As a UU was driving down the freeway, his car phone rang. Answering, he heard his wife's voice urgently warning him, "Herman, I just heard on the news that there's a car going the wrong way on Interstate 280. Please be careful!"

"It's not just one car," said Herman. "It's hundreds of them!"



LESSONS LEARNED FROM NOAH’S ARK

1. Don’t miss the boat.
2. Plan ahead. It wasn’t raining when Noah built the Ark.
3. Stay fit; when you’re 600 years old, someone may ask you to do something really big.
4. Don’t listen to critics; just get on with the job that needs to be done.
5. Build your future on high ground.
6. For safety’s sake, travel in pairs.
7. Remember we are all in the same boat.
8. Speed isn’t always an advantage; the cheetahs were on board...but so were the snails.
9. If you can’t fight or flee - float!
10. Take care of your animals as if they were the last ones on earth.
11. If things get really deep, don’t just sit there and complain - shovel!
12. Stay below deck during the storm.
13. Remember that the woodpeckers inside are often a bigger threat than the storm outside.
14. Remember, the Ark was built by amateurs; the Titanic was built by professionals.


What is the world's funniest joke? According to the early results of an Internet-based study run by British scientists, it is as follows:

Sherlock Holmes and Dr. Watson go camping. They pitch their tent under the stars and go to sleep. Sometime in the middle of the night Holmes wakes Watson up, saying, "Watson, look up at the stars, and tell me what you deduce." Watson says, "I see millions of stars, and if there are millions of stars, and if even a few of those have planets, it's quite likely there are some planets like Earth, and if there are a few planets like Earth out there, there might also be life." Holmes replies, "Watson, you idiot, somebody stole our tent!"


 

Subject: HUM: this is a punny email

A good pun is its own reword.

A man's home is his castle, in a manor of speaking.

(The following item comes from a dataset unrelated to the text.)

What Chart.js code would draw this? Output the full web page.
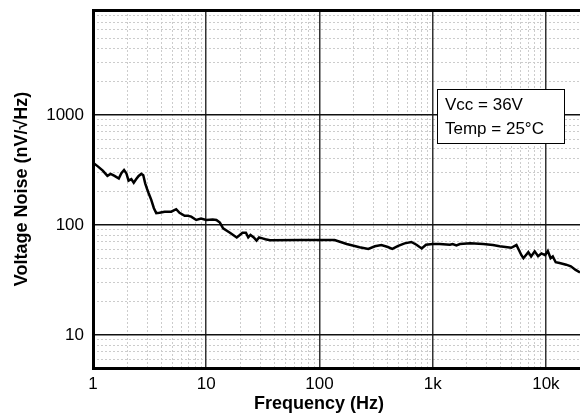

Dijon vu - the same mustard as before.

Practice safe eating - always use condiments.

I fired my masseuse today. She just rubbed me the wrong way.

A Freudian slip is when you say one thing but mean your mother.

A hangover is the wrath of grapes.

Dancing cheek-to-cheek is really a form of floor play.

Sea captains don't like crew cuts.

Does the name Pavlov ring a bell?

When you dream in color, it's a pigment of your imagination.

Reading whilst sunbathing makes you well-red.

When two egotists meet, it's an I for an I.